Same thing for points $A$ and $C$. $C$ is $2$ units away so we’re going to move $2$ units horizontally and we get $C^\prime$.

Point $A$ is $3$ units from the line so we go $3$ units to the right and we end up with $A^\prime$.

The reflection of triangle $ABC$ will look like this.

Probably it’s best to do this graphically then get the coordinates from it. $A^\prime (0, 1)$ $B^\prime (-1, 5)$ $C^\prime (-1, 2)$

Similarly, let’s reflect this over a vertical line. $r_{y = -1} \triangle {ABC}$

This line represents $y = -1$ because anywhere on this line is $y = -1$, it doesn’t matter what the $x$ value is.

We’ll treat this the same way as we treat everything so far in reflection.

Point $A$ is $2$ spots away from the $y$ axis so we’ll go $2$ spots below it. And we end up with $A^\prime$. $C$ is $3$ spots above the line so we’ll go $3$ spots below it.
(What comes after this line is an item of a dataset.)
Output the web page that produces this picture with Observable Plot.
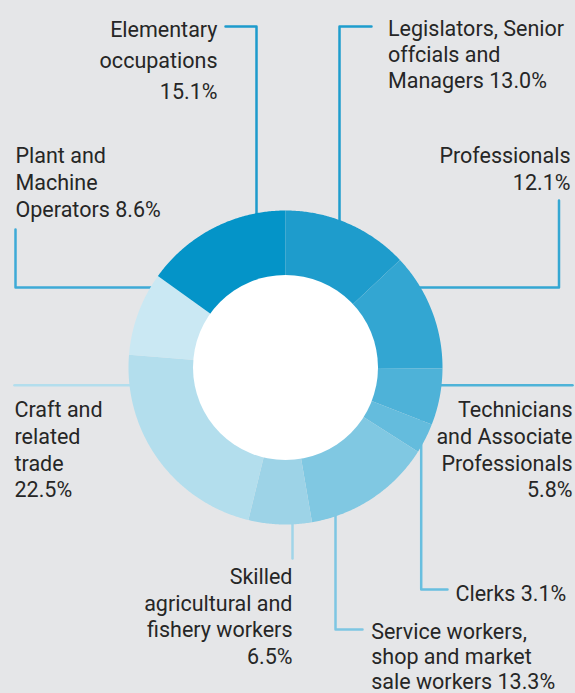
<!DOCTYPE html>
<html>
<head>
<meta charset="utf-8">
<script src="https://cdn.jsdelivr.net/npm/d3@7"></script>
<script src="https://cdn.jsdelivr.net/npm/@observablehq/plot@0.6"></script>
<style>
  html, body { margin: 0; padding: 0; background: #e5e6e8; }
  svg { display: block; }
</style>
</head>
<body>
<div id="chart"></div>
<script>
// ---- data ----
const categories = [
  "Legislators, Senior offcials and Managers",
  "Professionals",
  "Technicians and Associate Professionals",
  "Clerks",
  "Service workers, shop and market sale workers",
  "Skilled agricultural and fishery workers",
  "Craft and related trade",
  "Plant and Machine Operators",
  "Elementary occupations"
];
const shares = [13.0, 12.1, 5.8, 3.1, 13.3, 6.5, 22.5, 8.6, 15.1];
// label text lines ("%" is replaced by the share)
const labelLines = [
  ["Legislators, Senior", "offcials and", "Managers %"],
  ["Professionals", "%"],
  ["Technicians", "and Associate", "Professionals", "%"],
  ["Clerks %"],
  ["Service workers,", "shop and market", "sale workers %"],
  ["Skilled", "agricultural and", "fishery workers", "%"],
  ["Craft and", "related", "trade", "%"],
  ["Plant and", "Machine", "Operators %"],
  ["Elementary", "occupations", "%"]
];

// ---- styles ----
const sliceColors = ["#1e9ccc", "#33a6d2", "#4eb2d8", "#64bcdd", "#80c8e2", "#9dd3e7", "#b3deed", "#cae8f3", "#0494c8"];
const lineColors  = ["#1e9dcd", "#34a7d2", "#4eb3d8", "#68bfdf", "#7ec6e2", "#a0d5e9", "#b3deed", "#3eaad6", "#1d9bcc"];

// ---- layout (pixels) ----
const W = 575, H = 693;
const cx = 285, cy = 367, R = 157, r0 = 92;
// label anchor: x, first baseline y, line height, text anchor
const labelLayout = [
  {x: 387.5, y: 35.5, lh: 26, anchor: "start"},
  {x: 570, y: 162.5, lh: 26.7, anchor: "end"},
  {x: 572, y: 416.7, lh: 26.7, anchor: "end"},
  {x: 455, y: 600, lh: 26, anchor: "start"},
  {x: 370.7, y: 638, lh: 25.3, anchor: "start"},
  {x: 292, y: 583.3, lh: 26.7, anchor: "end"},
  {x: 14, y: 416.7, lh: 26.7, anchor: "start"},
  {x: 15, y: 162.7, lh: 27, anchor: "start"},
  {x: 217, y: 36, lh: 31.3, anchor: "end"}
];
// leader lines: start on the ring along a vertical (x) or horizontal (y) line, then follow pts
const leaderLayout = [
  {vx: 339, dir: -1, pts: [[339, 26], [371, 26]]},
  {hy: 287, dir: 1, pts: [[558.5, 287], [558.5, 200]]},
  {hy: 384.7, dir: 1, pts: [[572, 384.7]]},
  {vx: 420.7, dir: 1, pts: [[420.7, 589], [447, 589]]},
  {vx: 335, dir: 1, pts: [[335, 629], [362, 629]]},
  {vx: 292, dir: 1, pts: [[292, 558]]},
  {hy: 384.7, dir: -1, pts: [[14, 384.7]]},
  {hy: 287, dir: -1, pts: [[15, 287], [15, 229]]},
  {vx: 256, dir: -1, pts: [[256, 26], [225, 26]]}
];

// ---- build mark data ----
const data = categories.map((c, i) => ({category: c, share: shares[i], i}));
const arcs = d3.pie().sort(null).value(d => d.share)(data);
const slicePts = [];
for (const a of arcs) {
  const n = Math.max(2, Math.ceil((a.endAngle - a.startAngle) / (Math.PI / 360)));
  const color = sliceColors[a.data.i];
  for (let k = 0; k <= n; k++) {
    const t = a.startAngle + (a.endAngle - a.startAngle) * k / n;
    slicePts.push({category: a.data.category, color, x: cx + R * Math.sin(t), y: cy - R * Math.cos(t)});
  }
  for (let k = n; k >= 0; k--) {
    const t = a.startAngle + (a.endAngle - a.startAngle) * k / n;
    slicePts.push({category: a.data.category, color, x: cx + (r0 - 1) * Math.sin(t), y: cy - (r0 - 1) * Math.cos(t)});
  }
}

const Rm = R - 12;
const leaderPts = [];
leaderLayout.forEach((L, i) => {
  let start;
  if (L.vx !== undefined) start = [L.vx, cy + L.dir * Math.sqrt(Rm * Rm - (L.vx - cx) ** 2)];
  else start = [cx + L.dir * Math.sqrt(Rm * Rm - (L.hy - cy) ** 2), L.hy];
  [start, ...L.pts].forEach(p => leaderPts.push({category: categories[i], color: lineColors[i], x: p[0], y: p[1]}));
});

const textRows = [];
labelLines.forEach((lines, i) => {
  const L = labelLayout[i];
  const pct = shares[i].toFixed(1) + "%";
  lines.forEach((s, j) => textRows.push({
    text: s.replace("%", pct), x: L.x, y: L.y + j * L.lh, anchor: L.anchor
  }));
});

const textOpts = {
  x: "x", y: "y", text: "text", lineAnchor: "bottom",
  fontSize: 21.5, fontFamily: "Roboto", fill: "#262626"
};

const chart = Plot.plot({
  width: W, height: H,
  margin: 0,
  x: {domain: [0, W], range: [0, W], axis: null},
  y: {domain: [0, H], range: [0, H], axis: null},
  color: {type: "identity"},
  style: {background: "#e5e6e8", fontFamily: "Roboto"},
  marks: [
    Plot.line(leaderPts, {x: "x", y: "y", z: "category", stroke: "color", strokeWidth: 2.5, curve: "linear"}),
    Plot.line(slicePts, {x: "x", y: "y", z: "category", fill: "color", stroke: "none", curve: "linear"}),
    Plot.dot([{x: cx, y: cy}], {x: "x", y: "y", r: r0 + 0.5, fill: "white", stroke: "none"}),
    Plot.text(textRows.filter(d => d.anchor === "start"), {...textOpts, textAnchor: "start"}),
    Plot.text(textRows.filter(d => d.anchor === "end"), {...textOpts, textAnchor: "end"})
  ]
});
document.getElementById("chart").appendChild(chart);
</script>
</body>
</html>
We end up with $C^\prime$.

Point $B$ is $6$ spots away so we’ll go $6$ spots below $y = -1$ line.

Now, we can draw a triangle.

We’re able to get the new coordinates graphically by graphing it.

As we look at it, we can now figure out the coordinates.

Looking at the graph, we’ll see that: $A^\prime (-6, -2)$ $C^\prime (-5, -3)$ $B^\prime (-5, -7)$

A quick sketch easily helps us figure out the coordinates for the image if we reflect triangle $ABC$ over the line $y = -1$.